Yahoo!'s Jay Busbee wrote, "Fox News host Laura Ingraham invited New England Patriots tight end Benjamin Watson onto her show Monday night to discuss college football, and the conversation apparently didn’t go quite the way Ingraham intended."
"When it became clear Watson wasn’t agreeing with her stance, Ingraham began rolling her eyes and trying to cut him off with dismissive 'yeah's. She then shut down the interview, saying 'Duke would have not been thrilled with your not being there.' But that wasn’t the point of Hill’s article; a Duke or an Alabama will be fine without one elite-level athlete, but that same athlete could completely change the face of an HBCU program.
"Watson (currently serving a brief drug suspension) will return to the field in October against the Redskins, but he might not be returning to Ingraham’s show anytime soon."
Busbee said Watson had been invited onto the show "with the apparent expectation that Watson, who played for Duke and Georgia—the bluest of blue-chip schools—would dunk on Hill’s argument. Instead, Watson came out in support of Hill’s arguments ... ."
The Yahoo! writer also attacked Ingraham for telling LeBron James (then with the Cleveland Cavaliers) to just “shut up and dribble” after he criticized President Donald Trump. Watson then went on CNN and said Ingraham's remarks had "racial undertones." So it was public knowledge that he and Ingraham disagreed on the issues of race and athletes talking politics. Also, last year Watson appeared as a guest on The Ingraham Angle, and the two had a cordial discussion about the NFL's controversial social justice initiative. They peacefully disagreed, and he was invited back on again this week.
The Boston Globe's Nicole Yang, whose story was posted five hours after Busbee's story and followed the same anti-Ingraham agenda, wrote that as Watson disputed Ingraham's claim of segregation, she "proceeds to cut him off multiple times, roll her eyes, and end the segment."
Yang's story said Watson was making "great points" in the interview and praised him for being vocal about race relations throughout his NFL career.

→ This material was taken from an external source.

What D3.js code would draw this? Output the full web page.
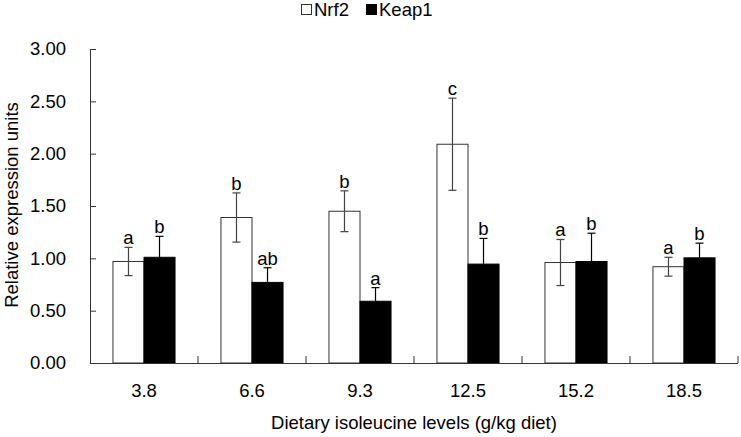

Deadspin headlined its story on The Ingraham Angle by saying Watson "schooled" Ingraham. Writer Chris Thompson carried the same unoriginal narrative:
"It became clear almost immediately that Watson was expected to share Ingraham’s sneering contempt for Hill’s argument, and when he did not, Ingraham was reduced to blurting out middle-school-grade retorts and awkwardly shuffling Watson off camera. It ruled."